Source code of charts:

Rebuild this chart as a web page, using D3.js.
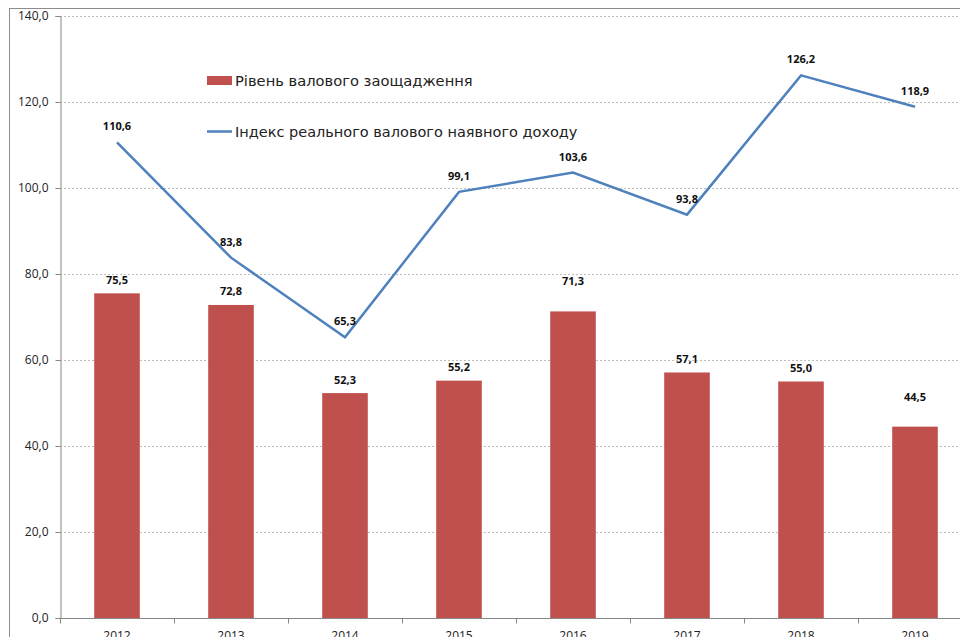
<!DOCTYPE html>
<html>
<head>
<meta charset="utf-8">
<script src="https://cdn.jsdelivr.net/npm/d3@7"></script>
<style>
html,body{margin:0;padding:0;background:#fff;}
svg{display:block;}
</style>
</head>
<body>
<svg id="chart" width="960" height="637"></svg>
<script>
const years = ["2012","2013","2014","2015","2016","2017","2018","2019"];
const savingsRate = [75.5, 72.8, 52.3, 55.2, 71.3, 57.1, 55.0, 44.5];
const incomeIndex = [110.6, 83.8, 65.3, 99.1, 103.6, 93.8, 126.2, 118.9];
const yTicks = [0, 20, 40, 60, 80, 100, 120, 140];
const seriesNames = ["Рівень валового заощадження", "Індекс реального валового наявного доходу"];
// manually raised bar labels (as in the original)
const barLabelRaised = [false, false, false, false, true, false, false, true];

const svg = d3.select("#chart");
const W = 960, H = 637;
const plotLeft = 60, plotRight = 972, plotTop = 16, plotBottom = 618;
const fmt = v => d3.format(".1f")(v).replace(".", ",");
const labelFont = "'Open Sans', 'DejaVu Sans', sans-serif";

svg.append("rect").attr("width", W).attr("height", H).attr("fill", "#fff");

// outer frame
svg.append("rect").attr("x", 9.5).attr("y", 8.5).attr("width", 1000).attr("height", 700)
  .attr("fill", "none").attr("stroke", "#8c8c8c").attr("stroke-width", 1);

const x = d3.scaleBand().domain(years).range([plotLeft, plotRight]).paddingInner(0.6).paddingOuter(0.3);
const step = x.step();
const y = d3.scaleLinear().domain([0, 140]).range([plotBottom, plotTop]);

// gridlines
svg.append("g").selectAll("line").data(yTicks.filter(d => d > 0)).join("line")
  .attr("x1", plotLeft).attr("x2", plotRight)
  .attr("y1", d => Math.round(y(d)) + 0.5).attr("y2", d => Math.round(y(d)) + 0.5)
  .attr("stroke", "#bdbdbd").attr("stroke-dasharray", "2,2").attr("stroke-width", 1);

// Y axis
const yAxis = d3.axisLeft(y).tickValues(yTicks).tickFormat(fmt).tickSize(5).tickPadding(7);
const gy = svg.append("g").attr("transform", `translate(${plotLeft + 0.5},0)`).call(yAxis);
gy.select(".domain").attr("stroke", "#868686");
gy.selectAll(".tick line").attr("stroke", "#868686");
gy.selectAll(".tick text").attr("font-family", labelFont).attr("font-size", 12).attr("fill", "#222");

// bars
svg.append("g").selectAll("rect").data(savingsRate).join("rect")
  .attr("x", (d, i) => x(years[i]))
  .attr("y", d => y(d))
  .attr("width", x.bandwidth())
  .attr("height", d => plotBottom - y(d))
  .attr("fill", "#C0504D");

// X axis
const gx = svg.append("g").attr("transform", `translate(0,${plotBottom + 0.5})`);
gx.append("line").attr("x1", plotLeft).attr("x2", plotRight).attr("stroke", "#868686");
const boundaries = d3.range(0, years.length + 1).map(i => plotLeft + i * step);
gx.selectAll("line.tk").data(boundaries).join("line").attr("class", "tk")
  .attr("x1", d => Math.round(d) + 0.5).attr("x2", d => Math.round(d) + 0.5)
  .attr("y1", 0).attr("y2", 5).attr("stroke", "#868686");
gx.selectAll("text").data(years).join("text")
  .attr("x", d => x(d) + x.bandwidth() / 2).attr("y", 21)
  .attr("text-anchor", "middle").attr("font-family", labelFont).attr("font-size", 12).attr("fill", "#222")
  .text(d => d);

// line
const line = d3.line().x((d, i) => x(years[i]) + x.bandwidth() / 2).y(d => y(d));
svg.append("path").datum(incomeIndex).attr("d", line)
  .attr("fill", "none").attr("stroke", "#4F81BD").attr("stroke-width", 2.5)
  .attr("stroke-linejoin", "miter");

// bar labels
svg.append("g").selectAll("text").data(savingsRate).join("text")
  .attr("x", (d, i) => x(years[i]) + x.bandwidth() / 2)
  .attr("y", (d, i) => y(d) - (barLabelRaised[i] ? 26 : 9.5))
  .attr("text-anchor", "middle").attr("font-family", labelFont).attr("font-weight", "bold")
  .attr("font-size", 11).attr("fill", "#111").text(fmt);

// line labels
svg.append("g").selectAll("text").data(incomeIndex).join("text")
  .attr("x", (d, i) => x(years[i]) + x.bandwidth() / 2)
  .attr("y", d => y(d) - 12)
  .attr("text-anchor", "middle").attr("font-family", labelFont).attr("font-weight", "bold")
  .attr("font-size", 11).attr("fill", "#111").text(fmt);

// legend
const lg = svg.append("g");
lg.append("rect").attr("x", 207).attr("y", 76).attr("width", 25).attr("height", 9).attr("fill", "#C0504D");
lg.append("text").attr("x", 235).attr("y", 86).attr("font-family", "'DejaVu Sans', sans-serif")
  .attr("font-size", 14.7).attr("fill", "#222").text(seriesNames[0]);
lg.append("line").attr("x1", 207).attr("x2", 232).attr("y1", 131.5).attr("y2", 131.5)
  .attr("stroke", "#4F81BD").attr("stroke-width", 2.5);
lg.append("text").attr("x", 235).attr("y", 137).attr("font-family", "'DejaVu Sans', sans-serif")
  .attr("font-size", 14.5).attr("fill", "#222").text(seriesNames[1]);
</script>
</body>
</html>
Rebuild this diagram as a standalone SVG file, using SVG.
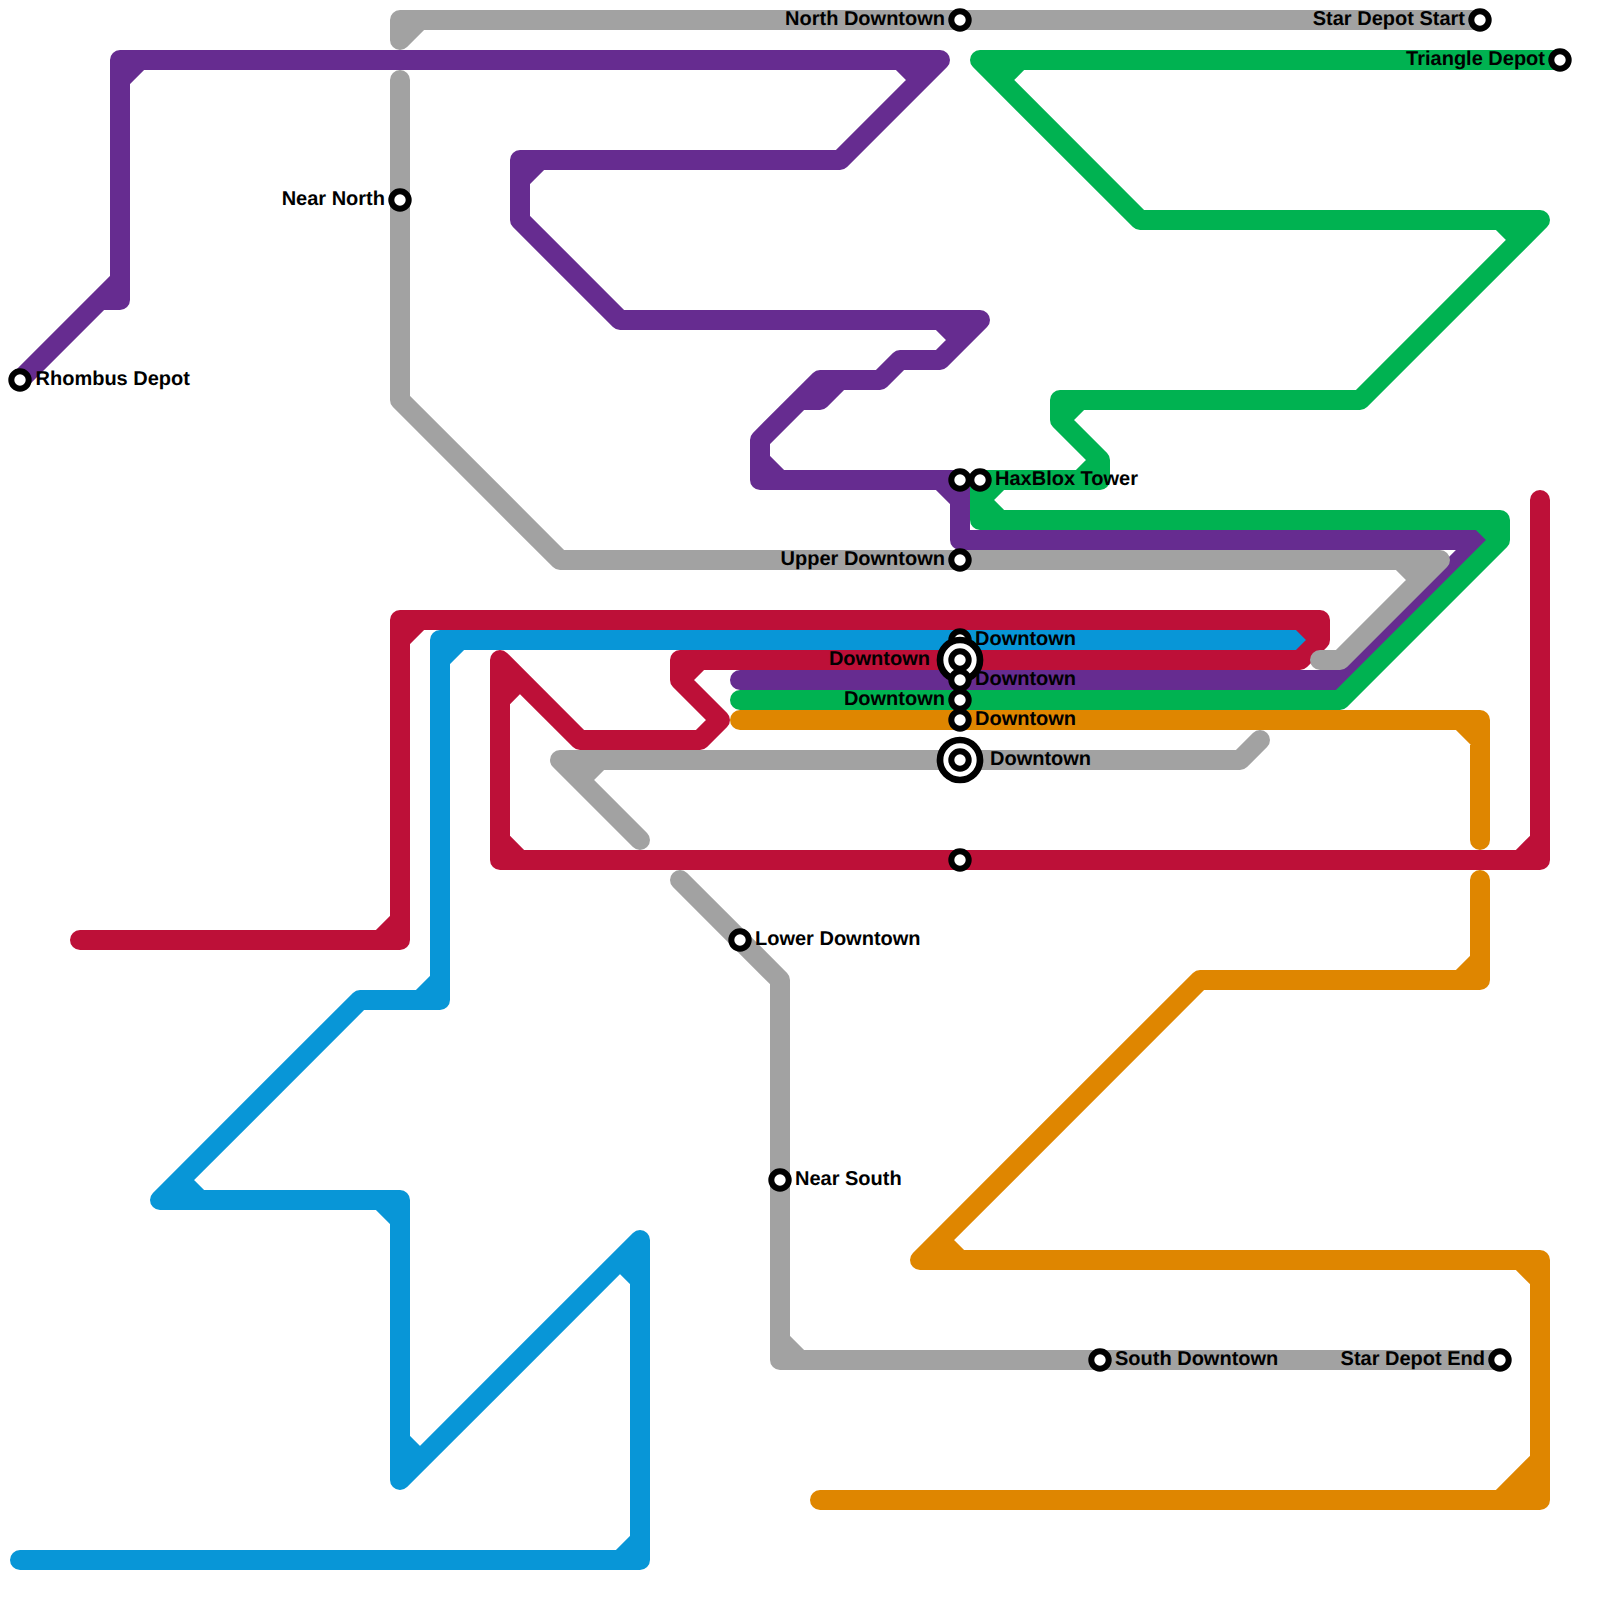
<svg xmlns="http://www.w3.org/2000/svg" width="1600" height="1600" viewBox="0 0 1600 1600">
<style>
.l{fill:none;stroke-width:20;stroke-linecap:round;stroke-linejoin:round}
.blue{stroke:#0896d7}.red{stroke:#bd1038}.orange{stroke:#df8600}.purple{stroke:#662c90}.green{stroke:#00b251}.gray{stroke:#a2a2a2}
.s{fill:#fff;stroke:#000;stroke-width:6}
.b{fill:#fff;stroke:#000;stroke-width:6.7}
.t{font-family:"Liberation Sans",Arial,sans-serif;font-size:20px;font-weight:700;fill:#000;text-rendering:geometricPrecision}
.e{text-anchor:end}
</style>
<rect width="1600" height="1600" fill="#fff"/>
<g id="connectors">
<path id="line-blue" class="l blue" d="M20,1560H640V1240L400,1480V1200H160L360,1000H440V640H1300M620,1560L640,1540M620,1260L640,1280M400,1440L420,1460M380,1200L400,1220M180,1180L200,1200M420,1000L440,980M440,660L460,640"/>
<path id="line-red" class="l red" d="M80,940H400V620H1320V640L1300,660H680V680L720,720L700,740H580L500,660V860H1540V500M380,940L400,920M400,640L420,620M1300,620L1320,640M680,680L700,660M500,700L520,680M500,840L520,860M1520,860L1540,840"/>
<path id="line-orange" class="l orange" d="M740,720H1480V840M1480,880V980H1200L920,1260H1540V1500H820M1460,720L1480,740M1460,980L1480,960M940,1240L960,1260M1520,1260L1540,1280M1500,1500L1540,1460M1520,1500L1540,1480"/>
<path id="line-purple" class="l purple" d="M20,380L100,300H120V60H940L840,160H520V220L620,320H980L940,360H900L880,380H820L760,440V480H960V540H1480L1340,680H740M100,300L120,280M120,80L140,60M900,60L920,80M520,180L540,160M940,320L960,340M800,400H820L840,380M760,460L780,480M940,480L960,500"/>
<path id="line-green" class="l green" d="M1560,60H980L1140,220H1540L1360,400H1060V420L1100,460V480H980V520H1500V540L1340,700H740M1000,80L1020,60M1500,220L1520,240M1060,420L1080,400M1080,480L1100,460M980,500L1000,520M980,500L1000,480M1480,520L1500,540"/>
<path id="line-gray" class="l gray" d="M400,40V20H1480M400,40L420,20M400,80V400L560,560H1440L1340,660H1320M1400,560L1420,580M1260,740L1240,760H560L640,840M580,780L600,760M680,880L780,980V1360H1500M780,1340L800,1360"/>
</g>
<g id="stations">
<g id="rhombus-depot"><circle class="s" cx="20" cy="380" r="8.7"/><text class="t" x="35.500" y="385">Rhombus Depot</text></g>
<g id="near-north"><circle class="s" cx="400" cy="200" r="8.7"/><text class="t e" x="385" y="205">Near North</text></g>
<g id="north-downtown"><circle class="s" cx="960" cy="20" r="8.7"/><text class="t e" x="945" y="25">North Downtown</text></g>
<g id="star-depot-start"><circle class="s" cx="1480" cy="20" r="8.7"/><text class="t e" x="1465" y="25">Star Depot Start</text></g>
<g id="triangle-depot"><circle class="s" cx="1560" cy="60" r="8.7"/><text class="t e" x="1545" y="65">Triangle Depot</text></g>
<g id="purple-junction"><circle class="s" cx="960" cy="480" r="8.7"/></g>
<g id="haxblox-tower"><circle class="s" cx="980" cy="480" r="8.7"/><text class="t" x="995" y="485">HaxBlox Tower</text></g>
<g id="upper-downtown"><circle class="s" cx="960" cy="560" r="8.7"/><text class="t e" x="945" y="565">Upper Downtown</text></g>
<g id="downtown-blue"><circle class="s" cx="960" cy="640" r="8.7"/><text class="t" x="975" y="645">Downtown</text></g>
<g id="downtown-red"><circle class="b" cx="960" cy="660" r="20"/><circle class="s" cx="960" cy="660" r="8.7"/><text class="t e" x="930" y="665">Downtown</text></g>
<g id="downtown-purple"><circle class="s" cx="960" cy="680" r="8.7"/><text class="t" x="975" y="685">Downtown</text></g>
<g id="downtown-green"><circle class="s" cx="960" cy="700" r="8.7"/><text class="t e" x="945" y="705">Downtown</text></g>
<g id="downtown-orange"><circle class="s" cx="960" cy="720" r="8.7"/><text class="t" x="975" y="725">Downtown</text></g>
<g id="downtown-gray"><circle class="b" cx="960" cy="760" r="20"/><circle class="s" cx="960" cy="760" r="8.7"/><text class="t" x="990" y="765">Downtown</text></g>
<g id="red-junction"><circle class="s" cx="960" cy="860" r="8.7"/></g>
<g id="lower-downtown"><circle class="s" cx="740" cy="940" r="8.7"/><text class="t" x="755" y="945">Lower Downtown</text></g>
<g id="near-south"><circle class="s" cx="780" cy="1180" r="8.7"/><text class="t" x="795" y="1185">Near South</text></g>
<g id="south-downtown"><circle class="s" cx="1100" cy="1360" r="8.7"/><text class="t" x="1115" y="1365">South Downtown</text></g>
<g id="star-depot-end"><circle class="s" cx="1500" cy="1360" r="8.7"/><text class="t e" x="1485" y="1365">Star Depot End</text></g>
</g>
</svg>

What is expected: Copy the records above exactly, from the first line through the line containing "false, false, true];", and leave out the pictures.

Response:
Rebuild this chart as a web page, using D3.js.
<!DOCTYPE html>
<html>
<head>
<meta charset="utf-8">
<script src="https://cdn.jsdelivr.net/npm/d3@7"></script>
<style>
html,body{margin:0;padding:0;background:#fff;}
svg{display:block;}
</style>
</head>
<body>
<svg id="chart" width="960" height="637"></svg>
<script>
const years = ["2012","2013","2014","2015","2016","2017","2018","2019"];
const savingsRate = [75.5, 72.8, 52.3, 55.2, 71.3, 57.1, 55.0, 44.5];
const incomeIndex = [110.6, 83.8, 65.3, 99.1, 103.6, 93.8, 126.2, 118.9];
const yTicks = [0, 20, 40, 60, 80, 100, 120, 140];
const seriesNames = ["Рівень валового заощадження", "Індекс реального валового наявного доходу"];
// manually raised bar labels (as in the original)
const barLabelRaised = [false, false, false, false, true, false, false, true];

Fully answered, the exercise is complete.